* **SHORT PROBLEM**
The lines from the top of the material below through the line containing "const yTitle = ['sPLA2" are to be printed exactly, with pictures omitted.

* **SOURCE EXCERPT**

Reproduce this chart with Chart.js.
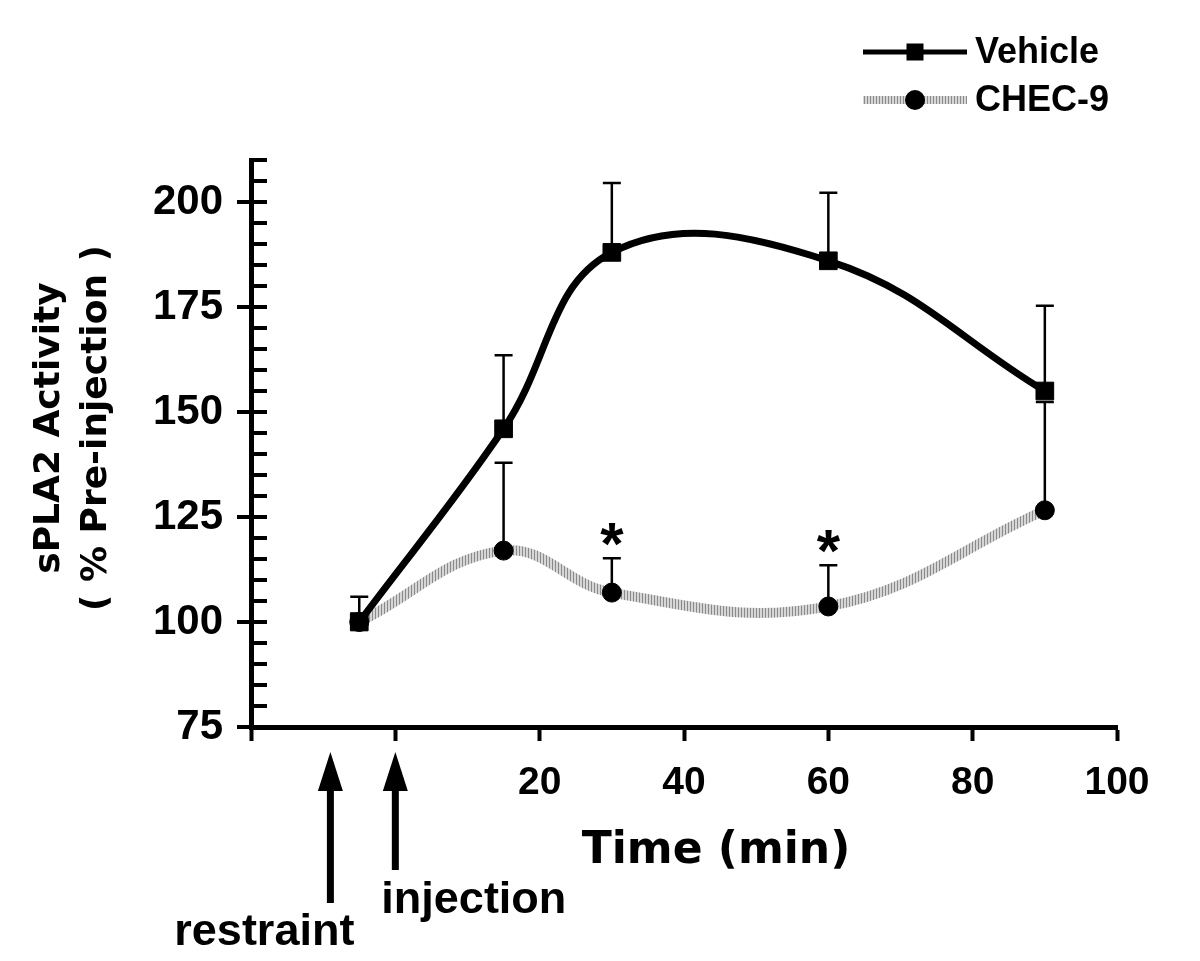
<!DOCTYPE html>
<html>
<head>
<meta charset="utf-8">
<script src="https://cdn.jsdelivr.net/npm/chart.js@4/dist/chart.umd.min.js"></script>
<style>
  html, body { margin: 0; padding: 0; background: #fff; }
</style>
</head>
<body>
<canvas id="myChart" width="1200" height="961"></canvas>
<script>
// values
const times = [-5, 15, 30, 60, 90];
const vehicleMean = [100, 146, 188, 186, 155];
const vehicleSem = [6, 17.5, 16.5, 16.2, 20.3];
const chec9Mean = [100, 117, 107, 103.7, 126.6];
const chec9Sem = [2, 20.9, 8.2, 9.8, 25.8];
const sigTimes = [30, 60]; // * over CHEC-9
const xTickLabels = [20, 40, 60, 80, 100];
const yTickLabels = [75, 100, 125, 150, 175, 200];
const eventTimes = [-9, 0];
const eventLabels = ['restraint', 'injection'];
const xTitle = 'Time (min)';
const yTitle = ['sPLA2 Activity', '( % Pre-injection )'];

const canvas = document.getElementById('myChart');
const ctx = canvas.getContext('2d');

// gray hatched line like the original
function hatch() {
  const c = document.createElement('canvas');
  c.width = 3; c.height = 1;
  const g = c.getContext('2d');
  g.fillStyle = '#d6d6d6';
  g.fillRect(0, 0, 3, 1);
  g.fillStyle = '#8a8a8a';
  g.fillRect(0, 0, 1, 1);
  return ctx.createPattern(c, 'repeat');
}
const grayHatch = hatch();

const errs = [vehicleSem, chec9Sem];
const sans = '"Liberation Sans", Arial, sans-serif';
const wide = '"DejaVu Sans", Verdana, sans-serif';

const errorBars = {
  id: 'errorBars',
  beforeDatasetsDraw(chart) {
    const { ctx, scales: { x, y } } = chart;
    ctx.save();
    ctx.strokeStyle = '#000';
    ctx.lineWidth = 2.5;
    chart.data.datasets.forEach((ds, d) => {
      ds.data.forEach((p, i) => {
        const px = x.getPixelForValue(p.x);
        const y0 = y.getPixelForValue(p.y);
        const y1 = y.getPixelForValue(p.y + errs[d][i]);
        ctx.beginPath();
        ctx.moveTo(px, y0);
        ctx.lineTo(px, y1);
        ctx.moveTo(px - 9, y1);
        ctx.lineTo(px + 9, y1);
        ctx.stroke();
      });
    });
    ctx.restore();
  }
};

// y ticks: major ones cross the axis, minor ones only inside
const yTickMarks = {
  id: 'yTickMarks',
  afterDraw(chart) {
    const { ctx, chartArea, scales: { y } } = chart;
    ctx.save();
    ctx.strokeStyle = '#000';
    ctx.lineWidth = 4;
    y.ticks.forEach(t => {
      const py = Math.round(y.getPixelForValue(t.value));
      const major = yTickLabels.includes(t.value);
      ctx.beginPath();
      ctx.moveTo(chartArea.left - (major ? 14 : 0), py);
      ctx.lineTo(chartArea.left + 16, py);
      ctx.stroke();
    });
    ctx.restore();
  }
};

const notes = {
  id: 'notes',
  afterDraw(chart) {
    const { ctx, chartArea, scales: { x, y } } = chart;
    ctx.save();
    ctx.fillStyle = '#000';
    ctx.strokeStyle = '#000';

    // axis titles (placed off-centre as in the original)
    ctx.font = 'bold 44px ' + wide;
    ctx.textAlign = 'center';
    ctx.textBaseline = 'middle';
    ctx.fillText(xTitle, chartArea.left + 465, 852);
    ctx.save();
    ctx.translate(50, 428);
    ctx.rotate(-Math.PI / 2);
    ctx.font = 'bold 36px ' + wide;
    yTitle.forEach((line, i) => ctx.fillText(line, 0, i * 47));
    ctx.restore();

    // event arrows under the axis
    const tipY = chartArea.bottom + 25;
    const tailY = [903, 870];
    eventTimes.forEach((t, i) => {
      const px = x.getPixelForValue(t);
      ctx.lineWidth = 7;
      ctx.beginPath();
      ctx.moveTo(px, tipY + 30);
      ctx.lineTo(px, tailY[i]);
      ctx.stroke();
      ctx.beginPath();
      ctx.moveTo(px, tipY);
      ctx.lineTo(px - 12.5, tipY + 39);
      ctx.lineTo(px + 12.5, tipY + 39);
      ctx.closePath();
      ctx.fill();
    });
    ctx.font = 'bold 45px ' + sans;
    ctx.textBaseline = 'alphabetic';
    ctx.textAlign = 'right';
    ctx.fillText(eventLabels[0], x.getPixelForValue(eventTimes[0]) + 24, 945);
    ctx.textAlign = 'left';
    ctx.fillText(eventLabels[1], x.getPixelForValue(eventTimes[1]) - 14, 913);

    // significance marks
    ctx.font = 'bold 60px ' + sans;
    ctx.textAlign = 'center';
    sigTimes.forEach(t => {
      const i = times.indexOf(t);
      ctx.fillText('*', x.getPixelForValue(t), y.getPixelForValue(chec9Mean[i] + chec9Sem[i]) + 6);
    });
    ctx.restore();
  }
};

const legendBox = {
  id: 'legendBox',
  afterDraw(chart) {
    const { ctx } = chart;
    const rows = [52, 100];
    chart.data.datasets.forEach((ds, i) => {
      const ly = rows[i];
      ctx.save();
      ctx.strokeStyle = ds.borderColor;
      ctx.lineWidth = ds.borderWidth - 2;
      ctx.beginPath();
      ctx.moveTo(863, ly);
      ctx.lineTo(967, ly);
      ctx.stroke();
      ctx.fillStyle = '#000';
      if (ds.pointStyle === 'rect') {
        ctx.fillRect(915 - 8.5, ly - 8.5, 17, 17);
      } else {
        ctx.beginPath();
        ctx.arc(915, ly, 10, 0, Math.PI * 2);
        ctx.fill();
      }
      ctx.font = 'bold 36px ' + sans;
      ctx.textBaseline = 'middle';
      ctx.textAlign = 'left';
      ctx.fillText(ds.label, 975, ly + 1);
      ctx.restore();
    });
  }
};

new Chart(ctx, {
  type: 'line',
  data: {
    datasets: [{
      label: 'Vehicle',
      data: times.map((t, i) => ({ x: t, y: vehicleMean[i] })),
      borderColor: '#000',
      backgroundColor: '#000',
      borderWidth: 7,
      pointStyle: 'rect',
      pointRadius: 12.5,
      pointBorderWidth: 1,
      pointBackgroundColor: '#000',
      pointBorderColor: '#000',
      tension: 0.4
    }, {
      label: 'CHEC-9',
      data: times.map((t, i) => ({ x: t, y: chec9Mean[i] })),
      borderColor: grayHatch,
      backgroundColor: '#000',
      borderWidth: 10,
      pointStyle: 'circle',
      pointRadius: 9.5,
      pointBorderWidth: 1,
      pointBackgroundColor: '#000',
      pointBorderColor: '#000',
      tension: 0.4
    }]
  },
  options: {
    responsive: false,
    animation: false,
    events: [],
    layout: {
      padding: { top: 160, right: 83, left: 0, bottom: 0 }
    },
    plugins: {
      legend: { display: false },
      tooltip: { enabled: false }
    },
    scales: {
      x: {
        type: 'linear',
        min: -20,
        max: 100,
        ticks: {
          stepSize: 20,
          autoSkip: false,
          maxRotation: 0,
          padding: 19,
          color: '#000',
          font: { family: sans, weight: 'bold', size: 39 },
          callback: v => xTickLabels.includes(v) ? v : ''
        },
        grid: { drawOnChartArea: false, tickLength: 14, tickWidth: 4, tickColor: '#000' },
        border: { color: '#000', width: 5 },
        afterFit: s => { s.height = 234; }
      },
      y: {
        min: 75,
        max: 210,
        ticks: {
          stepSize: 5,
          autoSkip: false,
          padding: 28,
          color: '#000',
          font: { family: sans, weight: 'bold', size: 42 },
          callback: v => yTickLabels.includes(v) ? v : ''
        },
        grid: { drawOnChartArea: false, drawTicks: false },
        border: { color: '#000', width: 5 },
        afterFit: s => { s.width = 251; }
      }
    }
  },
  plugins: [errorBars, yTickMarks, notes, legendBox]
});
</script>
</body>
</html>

* **WRITTEN SOLUTION**
Reproduce this chart with Chart.js.
<!DOCTYPE html>
<html>
<head>
<meta charset="utf-8">
<script src="https://cdn.jsdelivr.net/npm/chart.js@4/dist/chart.umd.min.js"></script>
<style>
  html, body { margin: 0; padding: 0; background: #fff; }
</style>
</head>
<body>
<canvas id="myChart" width="1200" height="961"></canvas>
<script>
// values
const times = [-5, 15, 30, 60, 90];
const vehicleMean = [100, 146, 188, 186, 155];
const vehicleSem = [6, 17.5, 16.5, 16.2, 20.3];
const chec9Mean = [100, 117, 107, 103.7, 126.6];
const chec9Sem = [2, 20.9, 8.2, 9.8, 25.8];
const sigTimes = [30, 60]; // * over CHEC-9
const xTickLabels = [20, 40, 60, 80, 100];
const yTickLabels = [75, 100, 125, 150, 175, 200];
const eventTimes = [-9, 0];
const eventLabels = ['restraint', 'injection'];
const xTitle = 'Time (min)';
const yTitle = ['sPLA2 Activity', '( % Pre-injection )'];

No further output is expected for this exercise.